Why must commercial airlines avoid polar routes during geomagnetic and solar radiation storms?
High-latitude airspace experiences the most intense ionospheric disturbances during geomagnetic activity, which degrades GPS accuracy disproportionately in polar regions. Additionally, reduced HF radio propagation at high latitudes can compromise communication with ATC, and elevated radiation exposure at flight altitudes above polar regions may exceed recommended crew dose thresholds. These combined factors make rerouting a standard precautionary measure.
Can aviation crews detect when space weather is affecting navigation system accuracy in real-time?
Modern avionics with RAIM capability can detect when GPS integrity falls below required thresholds and will alert the crew. However, RAIM detects the result of degradation rather than its cause, and there may be a latency between the onset of a solar event and a RAIM alert.
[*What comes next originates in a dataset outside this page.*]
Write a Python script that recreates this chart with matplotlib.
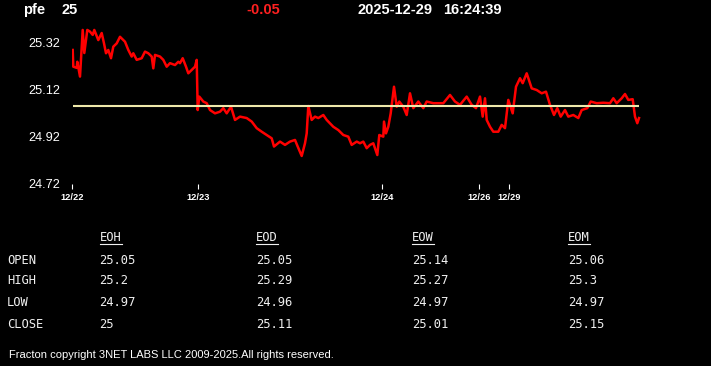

Cross-referencing GPS positions with inertial navigation or ground-based navaids remains the most reliable method for crews to independently verify navigation accuracy during suspect conditions.
- Standard GPS receivers use the Klobuchar model to compensate for ionospheric delay, but during elevated solar activity this model's predictions deviate enough from real conditions to introduce positioning errors measured in tens of meters — a critical failure margin during instrument approaches requiring vertical accuracy in single-digit meters.
- Solar radio bursts emit energy directly at GNSS operating frequencies (~1.2 and 1.6 GHz), which can overwhelm receiver hardware and cause satellites to drop out of the navigation solution entirely — not just degrade accuracy, but eliminate it.
- Solar Cycle 25 has already logged at least four significant radio emission events affecting GNSS, including one in August 2022 that peaked at 230,000 solar flux units — and the cycle peak is still forecast for 2025–2026.